YOUR GOAL »
Using the material that follows, identify and copy each line with the string "this".

PROVIDED DATA »
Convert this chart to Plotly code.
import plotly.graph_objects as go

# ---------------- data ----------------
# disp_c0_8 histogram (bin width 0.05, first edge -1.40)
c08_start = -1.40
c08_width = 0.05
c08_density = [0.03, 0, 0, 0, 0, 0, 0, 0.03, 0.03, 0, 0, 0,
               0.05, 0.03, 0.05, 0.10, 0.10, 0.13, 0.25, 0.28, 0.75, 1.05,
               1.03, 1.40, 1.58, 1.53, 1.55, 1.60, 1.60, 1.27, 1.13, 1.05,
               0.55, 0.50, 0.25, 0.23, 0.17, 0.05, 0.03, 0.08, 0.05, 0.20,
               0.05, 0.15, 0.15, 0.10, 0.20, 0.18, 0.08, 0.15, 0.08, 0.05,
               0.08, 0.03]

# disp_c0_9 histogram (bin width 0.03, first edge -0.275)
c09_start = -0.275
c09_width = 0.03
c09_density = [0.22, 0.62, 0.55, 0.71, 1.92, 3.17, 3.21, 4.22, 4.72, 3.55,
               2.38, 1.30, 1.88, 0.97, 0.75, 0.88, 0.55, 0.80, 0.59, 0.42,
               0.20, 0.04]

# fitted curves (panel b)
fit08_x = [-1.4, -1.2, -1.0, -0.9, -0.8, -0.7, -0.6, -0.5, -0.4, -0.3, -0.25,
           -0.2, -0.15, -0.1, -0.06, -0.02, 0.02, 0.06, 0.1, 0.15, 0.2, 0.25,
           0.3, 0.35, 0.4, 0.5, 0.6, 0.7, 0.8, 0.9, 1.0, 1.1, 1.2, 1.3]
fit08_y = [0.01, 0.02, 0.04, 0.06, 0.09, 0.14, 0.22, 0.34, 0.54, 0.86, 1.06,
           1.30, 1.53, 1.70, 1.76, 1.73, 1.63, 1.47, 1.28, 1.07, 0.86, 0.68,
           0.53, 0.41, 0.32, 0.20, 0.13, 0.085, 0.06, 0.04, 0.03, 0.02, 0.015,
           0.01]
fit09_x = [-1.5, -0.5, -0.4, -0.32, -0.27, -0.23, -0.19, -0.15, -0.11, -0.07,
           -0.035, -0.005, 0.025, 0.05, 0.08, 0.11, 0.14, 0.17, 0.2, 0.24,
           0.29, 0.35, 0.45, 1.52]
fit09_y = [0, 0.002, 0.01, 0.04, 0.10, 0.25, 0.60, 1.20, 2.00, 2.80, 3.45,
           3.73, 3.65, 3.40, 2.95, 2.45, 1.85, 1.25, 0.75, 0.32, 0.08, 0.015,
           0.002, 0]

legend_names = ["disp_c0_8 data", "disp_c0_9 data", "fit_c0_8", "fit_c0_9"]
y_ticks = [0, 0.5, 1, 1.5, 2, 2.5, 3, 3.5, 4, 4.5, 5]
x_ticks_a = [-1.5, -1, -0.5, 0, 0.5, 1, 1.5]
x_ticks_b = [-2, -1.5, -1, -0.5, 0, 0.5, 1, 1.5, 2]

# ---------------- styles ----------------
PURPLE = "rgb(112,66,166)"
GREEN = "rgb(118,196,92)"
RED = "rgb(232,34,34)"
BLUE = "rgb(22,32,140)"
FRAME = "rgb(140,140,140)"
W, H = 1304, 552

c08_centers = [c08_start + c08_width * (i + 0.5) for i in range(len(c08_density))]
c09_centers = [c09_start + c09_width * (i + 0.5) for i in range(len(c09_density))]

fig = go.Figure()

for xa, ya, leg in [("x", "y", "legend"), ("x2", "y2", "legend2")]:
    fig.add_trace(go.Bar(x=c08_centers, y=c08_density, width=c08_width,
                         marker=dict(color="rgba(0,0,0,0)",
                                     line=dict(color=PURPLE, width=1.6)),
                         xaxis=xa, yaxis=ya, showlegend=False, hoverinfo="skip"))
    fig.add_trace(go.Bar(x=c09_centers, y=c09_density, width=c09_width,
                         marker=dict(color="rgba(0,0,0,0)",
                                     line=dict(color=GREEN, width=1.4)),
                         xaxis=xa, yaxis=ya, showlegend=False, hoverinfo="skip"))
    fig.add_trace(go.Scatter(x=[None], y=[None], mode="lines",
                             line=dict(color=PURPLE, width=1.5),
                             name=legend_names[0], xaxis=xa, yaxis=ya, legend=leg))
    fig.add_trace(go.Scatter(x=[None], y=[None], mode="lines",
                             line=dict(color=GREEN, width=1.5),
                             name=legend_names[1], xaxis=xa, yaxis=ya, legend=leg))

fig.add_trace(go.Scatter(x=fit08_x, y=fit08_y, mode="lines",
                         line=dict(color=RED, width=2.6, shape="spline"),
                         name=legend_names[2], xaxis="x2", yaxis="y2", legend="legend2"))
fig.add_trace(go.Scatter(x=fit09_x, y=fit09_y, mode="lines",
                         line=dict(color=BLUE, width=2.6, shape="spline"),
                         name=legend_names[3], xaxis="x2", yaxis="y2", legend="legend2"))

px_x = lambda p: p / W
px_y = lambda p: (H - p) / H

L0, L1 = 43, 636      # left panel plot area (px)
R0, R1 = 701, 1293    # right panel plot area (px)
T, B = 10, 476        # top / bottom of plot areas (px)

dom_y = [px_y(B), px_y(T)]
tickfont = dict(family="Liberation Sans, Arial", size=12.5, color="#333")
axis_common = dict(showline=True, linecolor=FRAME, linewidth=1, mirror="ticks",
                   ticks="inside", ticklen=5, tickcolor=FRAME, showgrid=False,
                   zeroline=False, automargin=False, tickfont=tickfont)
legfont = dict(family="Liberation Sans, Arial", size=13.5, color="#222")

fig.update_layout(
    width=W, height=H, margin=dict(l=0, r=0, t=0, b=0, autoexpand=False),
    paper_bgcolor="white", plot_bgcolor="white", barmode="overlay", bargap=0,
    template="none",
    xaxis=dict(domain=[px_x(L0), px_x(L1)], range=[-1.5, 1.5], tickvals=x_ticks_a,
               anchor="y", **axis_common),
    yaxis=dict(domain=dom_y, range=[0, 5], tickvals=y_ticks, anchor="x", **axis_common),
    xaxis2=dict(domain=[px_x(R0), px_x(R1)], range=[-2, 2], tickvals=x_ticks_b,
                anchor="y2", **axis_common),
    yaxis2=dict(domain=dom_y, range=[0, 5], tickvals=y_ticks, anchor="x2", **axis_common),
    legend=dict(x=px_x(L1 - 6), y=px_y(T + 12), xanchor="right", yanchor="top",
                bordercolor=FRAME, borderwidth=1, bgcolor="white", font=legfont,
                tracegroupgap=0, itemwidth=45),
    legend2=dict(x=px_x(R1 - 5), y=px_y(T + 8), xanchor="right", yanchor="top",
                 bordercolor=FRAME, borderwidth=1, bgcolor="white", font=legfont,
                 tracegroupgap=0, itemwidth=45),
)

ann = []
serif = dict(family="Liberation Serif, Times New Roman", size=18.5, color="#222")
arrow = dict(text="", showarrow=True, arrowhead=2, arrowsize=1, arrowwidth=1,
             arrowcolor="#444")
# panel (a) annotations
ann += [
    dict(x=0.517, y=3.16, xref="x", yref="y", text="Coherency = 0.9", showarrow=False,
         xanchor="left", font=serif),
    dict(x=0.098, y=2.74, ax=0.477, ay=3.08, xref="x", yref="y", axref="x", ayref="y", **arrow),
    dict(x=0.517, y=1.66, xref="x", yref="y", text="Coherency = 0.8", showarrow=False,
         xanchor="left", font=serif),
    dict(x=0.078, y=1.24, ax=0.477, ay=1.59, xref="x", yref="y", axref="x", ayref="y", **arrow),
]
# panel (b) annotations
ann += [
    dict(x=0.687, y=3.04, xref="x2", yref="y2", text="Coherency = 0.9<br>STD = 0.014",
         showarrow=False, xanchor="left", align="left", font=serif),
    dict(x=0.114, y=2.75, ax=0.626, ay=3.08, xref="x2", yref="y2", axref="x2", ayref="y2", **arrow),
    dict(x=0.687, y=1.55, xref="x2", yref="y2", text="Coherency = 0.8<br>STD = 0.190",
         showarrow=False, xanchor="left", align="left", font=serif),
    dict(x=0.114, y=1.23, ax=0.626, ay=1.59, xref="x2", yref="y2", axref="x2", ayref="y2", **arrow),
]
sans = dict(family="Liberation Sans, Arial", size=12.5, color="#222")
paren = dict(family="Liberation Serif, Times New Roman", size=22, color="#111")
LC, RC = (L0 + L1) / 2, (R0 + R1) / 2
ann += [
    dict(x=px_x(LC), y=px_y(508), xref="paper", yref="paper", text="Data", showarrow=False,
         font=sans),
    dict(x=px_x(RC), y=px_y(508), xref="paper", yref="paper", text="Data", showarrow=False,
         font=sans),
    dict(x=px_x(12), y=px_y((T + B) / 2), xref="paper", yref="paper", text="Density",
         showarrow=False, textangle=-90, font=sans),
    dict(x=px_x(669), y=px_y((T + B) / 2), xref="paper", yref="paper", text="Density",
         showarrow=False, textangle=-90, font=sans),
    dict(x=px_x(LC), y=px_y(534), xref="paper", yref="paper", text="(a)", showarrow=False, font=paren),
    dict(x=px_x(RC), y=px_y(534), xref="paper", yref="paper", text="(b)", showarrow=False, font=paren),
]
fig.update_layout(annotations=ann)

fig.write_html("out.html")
* * *
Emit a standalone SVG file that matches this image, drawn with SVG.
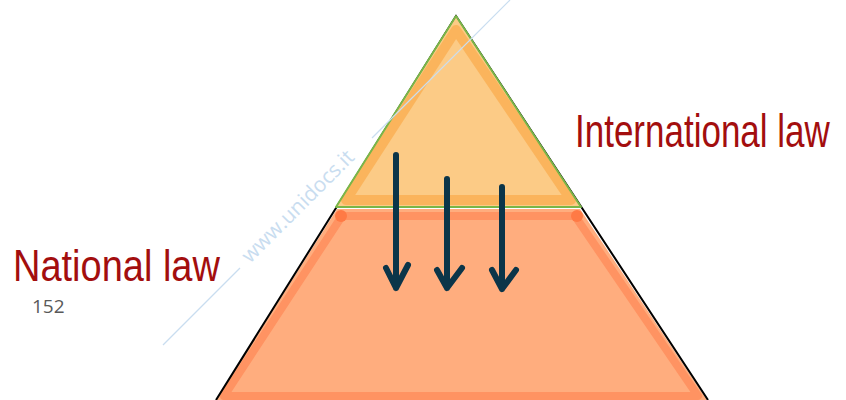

FINAL RESULT »
Convert this chart to Plotly code.
Emit a standalone SVG file that matches this image, drawn with SVG.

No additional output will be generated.